Pregnancy at 16 or at 21 is Still Far Out There

October 9, 2009 by crysontherocks  
Published in Motherhood

This is a topic near and near to my heart as I was 21 when I found out I was pregnant. Lets make it more important for women and girls around 16 and up to realize that just because every one else is doing it, doesn’t mean they have to be involved.

             The better half of someone always thinks about the good things about being pregnant. No one ever thinks that there is a down side to the whole pregnancy thing. Women these days think that a baby will change every thing for the good but it’s not necessarily the case. Women who have babies when there young like 19,20,21,22 and maybe even on up to 25 have the issues that face a 16,17,or18 year old. This age rage is difficult in a woman’s life no matter what a man or older adult tries to say to you. The younger person has the guidance of mom and dad and then when the age of accountability befalls upon the female or male then the parents tend to pack on the responsibility even when that person may not be ready for it.

     A person needs to be aware of the things they are giving up when they decide to have a child at that age. Why am I saying that age 21 is the same at age 16? That’s because most women are not married, not in a committed relationship, and have no clue as to how they are going to make it through to the next year.

    Family helps you in this situation, but what would happen if they found out you were pregnant. Would it be as easy for them to step up and say we’ll do everything and anything you need us to do. We will help you get through this.  My mom did that with me when i found out I was pregnant a few months before i turned 2. i had no where to go and no place to live and about a month before I found out I was pregnant I was kicked out of my apartment and was forced to move back home. Leaving was the hardest thing I did, coming back was even harder. Things had change because my brother wasn’t living at home any more. i was terrified of going back home because my dad was there and me and my dad hadn’t got a long since my sister died and it was just not a good relationship and it still isn’t. I thought I had a family and aunts and uncles and cousins that loved me enough to help get through this but once the initial part of them finding out I was pregnant was over, they started laying blame. The thing that this family does best. The blame was all on me because I wasn’t married and supposedly that was the traditional way of the family, when every one but my parents at the time were the only ones that were not divorced. My little girl is 4 years old now and I practically have to beg one of my family members to come and help me with me. Basically I don’t ask. It usually ends up in argument because they accused me of this and accused me of that and even went as far as to accuse me of being the reason my dad went to jail and had a lot of the problems that he does now.

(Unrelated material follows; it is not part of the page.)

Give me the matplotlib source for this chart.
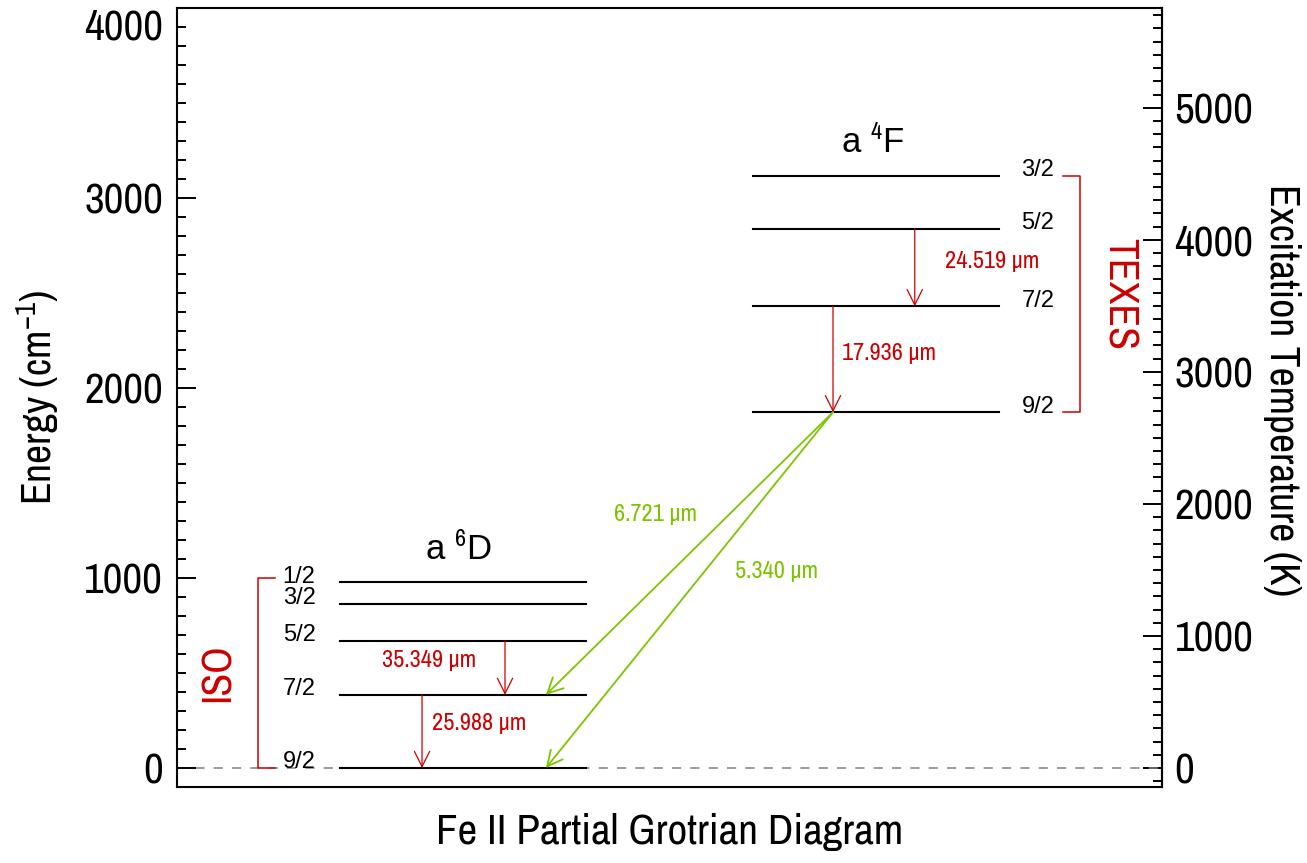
import matplotlib
matplotlib.use("Agg")
import matplotlib.pyplot as plt
from matplotlib.ticker import MultipleLocator

NARROW = ['Liberation Sans Narrow', 'Archivo Narrow', 'Liberation Sans']
plt.rcParams['font.family'] = NARROW
plt.rcParams['mathtext.fontset'] = 'custom'
plt.rcParams['mathtext.rm'] = 'Archivo Narrow'
plt.rcParams['mathtext.it'] = 'Archivo Narrow:italic'
plt.rcParams['mathtext.bf'] = 'Archivo Narrow:bold'

HC_K = 1.4388  # hc/k in cm K

# Fe II levels (cm^-1)
a6D_J = ["9/2", "7/2", "5/2", "3/2", "1/2"]
a6D_E = [0.0, 384.79, 667.68, 862.61, 977.05]
a4F_J = ["9/2", "7/2", "5/2", "3/2"]
a4F_E = [1872.60, 2430.14, 2837.95, 3117.46]

# fine structure lines inside each term (indices into the level lists)
fs_term = ["a6D", "a6D", "a4F", "a4F"]
fs_upper = [2, 1, 2, 1]
fs_lower = [1, 0, 1, 0]
fs_wave = ["35.349", "25.988", "24.519", "17.936"]
# a4F 9/2 -> a6D lines
ir_lower = [1, 0]
ir_wave = ["6.721", "5.340"]

# instrument coverage (cm^-1)
iso_range = [0.0, 1000.0]
texes_range = [a4F_E[0], a4F_E[-1]]

RED = "#CC0000"
GREEN = "#7DC400"

terms = {
    "a6D": dict(E=a6D_E, J=a6D_J, x0=0.165, x1=0.415, name=r"a $^{6}$D"),
    "a4F": dict(E=a4F_E, J=a4F_J, x0=0.585, x1=0.835, name=r"a $^{4}$F"),
}

fig = plt.figure(figsize=(13.07, 8.63), dpi=100)
ax = fig.add_axes([177 / 1307, 1 - 787 / 863, 985 / 1307, 779 / 863])
ax.set_xlim(0, 1)
ax.set_ylim(-100, 4000)

# ground level reference
ax.axhline(0, color="#808080", lw=1.1, ls=(0, (6, 6)), zorder=1)

# levels
for key, t in terms.items():
    for E, J in zip(t["E"], t["J"]):
        ax.plot([t["x0"], t["x1"]], [E, E], color="black", lw=1.5, zorder=2)
        lx = t["x0"] - 0.041 if key == "a6D" else t["x1"] + 0.039
        ax.text(lx, E + 30, J, ha="center", va="center", fontsize=17,
                family="Liberation Sans")
    ax.text((t["x0"] + t["x1"]) / 2 - 0.004, t["E"][-1] + 120, t["name"], ha="center",
            va="baseline", fontsize=25, family="Liberation Sans")

arrow_red = dict(arrowstyle="->,head_length=1.1,head_width=0.55", color=RED,
                 lw=0.9, shrinkA=0, shrinkB=0, mutation_scale=10)
arrow_green = dict(arrowstyle="->,head_length=1.1,head_width=0.55", color=GREEN,
                   lw=1.3, shrinkA=0, shrinkB=0, mutation_scale=10)

# fine structure transitions
fs_frac = [0.672, 0.335, 0.656, 0.324]
fs_text = [(0.256, 566), (0.3066, 235), (0.828, 2668), (0.723, 2184)]
for term, up, lo, w, f, (tx, ty) in zip(fs_term, fs_upper, fs_lower, fs_wave, fs_frac, fs_text):
    t = terms[term]
    x = t["x0"] + f * (t["x1"] - t["x0"])
    ax.annotate("", xy=(x, t["E"][lo]), xytext=(x, t["E"][up]), arrowprops=arrow_red, zorder=3)
    ax.text(tx, ty, w + " \u03bcm", color=RED, fontsize=17.5, ha="center", va="center")

# a4F 9/2 -> a6D transitions
x_start = terms["a4F"]["x0"] + 0.324 * 0.25
x_end = terms["a6D"]["x0"] + 0.838 * 0.25
ir_text = [(0.486, 1333), (0.609, 1034)]
for lo, w, (tx, ty) in zip(ir_lower, ir_wave, ir_text):
    ax.annotate("", xy=(x_end, a6D_E[lo]), xytext=(x_start, a4F_E[0]),
                arrowprops=arrow_green, zorder=3)
    ax.text(tx, ty, w + " \u03bcm", color=GREEN, fontsize=17.5, ha="center", va="center")

# instrument brackets
ax.plot([0.0995, 0.0822, 0.0822, 0.0995], [iso_range[0], iso_range[0], iso_range[1], iso_range[1]],
        color=RED, lw=1.1)
ax.text(0.0416, sum(iso_range) / 2, "ISO", color=RED, fontsize=30, rotation=90,
        ha="center", va="center")
ax.plot([0.8995, 0.9168, 0.9168, 0.8995], [texes_range[0], texes_range[0], texes_range[1], texes_range[1]],
        color=RED, lw=1.1)
ax.text(0.957, sum(texes_range) / 2, "TEXES", color=RED, fontsize=30, rotation=270,
        ha="center", va="center")

# axes styling
for s in ax.spines.values():
    s.set_linewidth(1.5)
ax.set_xticks([])
ax.set_yticks([0, 1000, 2000, 3000, 4000])
ax.yaxis.set_minor_locator(MultipleLocator(100))
ax.tick_params(axis="y", which="both", direction="in", right=False, width=1.4, labelsize=31, pad=10)
ax.tick_params(axis="y", which="major", length=14)
ax.tick_params(axis="y", which="minor", length=6.5)
ax.get_yticklabels()[-1].set_va("top")

ax.set_ylabel("Energy (cm$^{-1}$)", fontsize=30, va="center")
ax.yaxis.set_label_coords(-0.141, 0.5)
ax.set_xlabel("Fe II Partial Grotrian Diagram", fontsize=31, va="center")
ax.xaxis.set_label_coords(0.5, -0.058)

sec = ax.secondary_yaxis("right", functions=(lambda e: e * HC_K, lambda k: k / HC_K))
sec.yaxis.set_major_locator(MultipleLocator(1000))
sec.yaxis.set_minor_locator(MultipleLocator(100))
sec.tick_params(which="both", direction="in", width=1.4, labelsize=31, pad=9)
sec.tick_params(which="major", length=14)
sec.tick_params(which="minor", length=6.5)
sec.spines["right"].set_linewidth(1.5)
fig.text(1282 / 1307, 1 - 390 / 863, "Excitation Temperature (K)", fontsize=30,
         rotation=270, ha="center", va="center")

fig.savefig("out.png", dpi=100)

The thing about life is that you never know what could be tossed your way and even being married at 21 or 22 years old or even at 26 you still are not sure if the relationship will hold up because you have a child. Many women think that the baby will change things in a marriage and sometimes it does but most of the time if a marriage is already going down the drain then the baby will not help it. Moving in together won’t help it either if you are boyfriend/girlfriend and thinking that because you are pregnant he will want to live with you and be with you and not question who the father is. Life doesn’t always turn out like a fairy tale book and the women in this country at this age need to realize this because it’s important to look at the facts before you decide to take the next big step with a man. If you can have relations with a man without getting married then why get married if all it is going to do is end up in divorce? Why put your self through that? Why put your heart in the wrong place to be hurt again when you know that they will not ever love you the way you think they should? If they cheated on you, would you be able to forgive and forget? If you couldn’t answer honestly and answer yes to that question that I suggest that the idea of marriage and babies be put on hold until you can definitely say yes to that question.